Nancy Mastronardi wants to know what happened to the plans for natural gas in Warwick Village.
The woman, originally from Strathroy, was excited to learn in 2018 the provincial government had a plan to bring a natural gas line into the village. It was part of a $243 million investment by the province for projects which, on their own, would not be feasible for Enbridge to complete.
Then Infrastructure Minister, and Lambton-Kent MPP, Monte McNaughton, made the announcement about the program, with the agriculture minister, at a farm on the outskirts of Warwick Village.
But the Warwick project has been passed over twice in the provincial program.
Mastronardi wants to know why. And – during the all-candidates night Oct. 5 – she wanted to know what those running for Warwick Township Council – who were proclaiming the township’s low tax rate – are going to do about it.

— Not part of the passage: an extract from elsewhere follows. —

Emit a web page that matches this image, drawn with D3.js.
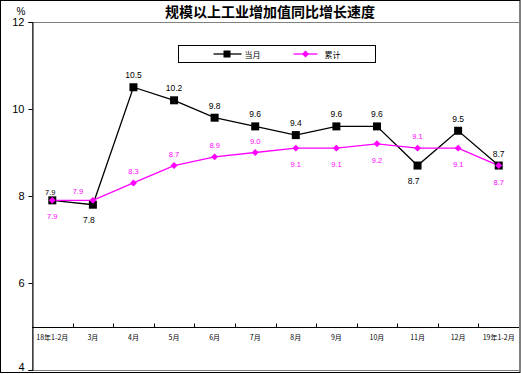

“I have a $4,000 propane bill so the low tax doesn’t hold water,” Mastronardi said while holding a petition she’s started hoping to bring natural gas to Warwick.
“I thought about starting a business in Warwick; I’m not thinking about that now.” She’d hoped to start a farmers’ market.
“I see a lot of development happening in Watford, not in Warwick and were not helping our farmers.”
Mayoral candidate Jackie Rombouts said she’d met with Mastronardi and urged the room to support the project through a petition. But Mastronardi was quick to point out the petition wasn’t about politics and it was her idea, not the incumbent mayor’s.
All candidates agreed with the resident that it was unusual for a minister to come to a community touting a new program and then the community to be left out in the cold when the funding was announced.
Rombouts says council has raised the issue with the province a number of times, including at meetings in August. She and council candidate Jerry Westgate attributed the move to politics.
“Politics being what it is, the money got moved to the north, they wanted to focus on the north,” says Westgate.
Mayoral candidate Todd Case, who served as the township’s mayor before Rombouts, said Warwick officials had been working for some time to get a natural gas investment in Warwick and they were “pretty sure we had it” in 2018. “I thought it was a done deal.”
Case pledged to make it his top priority if he’s elected adding natural gas and third phase hydro is key to getting more economic development in the community.
The candidates also addressed what almost everyone agrees is the biggest issue facing the community – the expansion of the Twin Creeks Landfill. Case touted his experience with the first phase of the project and said that even if the municipality opposed the move it was likely “a done deal.” He said he would work to get the best deal possible for the community and said if the expansion were to move ahead, the landfill once again needed a full time employee from the Ministry of the Environment to monitor it.
Rombouts says council has been pressing the ministry for that for years.
Council candidate Bill Davies was blunt, saying “we can say no until we’re blue in the face, but we’re going to be overruled.
“I’m sorry. I hate it. The reality is it’s here,” he said. “The reality is we have to negotiate the best circumstances for the community.”
OFFICE LEASE QUESTIONED
At least one Warwick council member says they were told they couldn’t release the cost of the rent for the new municipal building to the public.
The issue came up at an all-candidates meeting in Centennial Hall Oct. 5. That same day, The Independent published some details of the deal which saw a new municipal office built on Nauvoo Road by Watford Investment Group. The township is leasing the building for over $13,000 a month. It can purchase the building four years into the 25 year lease. If it continues to lease the building for the full term, it will pay over $4 million in rent.
The council candidates were asked at the all-candidates meeting how much it is costing taxpayers. “Under the Municipal Act, cannot comment on a deal with a landlord,” Incumbent Councillor Wayne Morris told the crowd “I don’t know exactly, but we can’t comment… We were told in camera that it’s confidential. We weren’t allowed to say anything.”
Mayoral Candidate Todd Case asked Morris if he had seen the CAO had released the information to the newspaper and added, “It is the taxpayers’ money. Whatever happened to transparency?”
Jackie Rombouts, the current mayor who is running for re-election, didn’t directly address why the information had not been public until now but said the investment is a good one.
“The downtown looks amazing and beautiful” with the municipal office anchoring a new set of buildings. “It was a good thing for the downtown and for economic development.
Rombouts added she would like to see the township purchase the building after four years.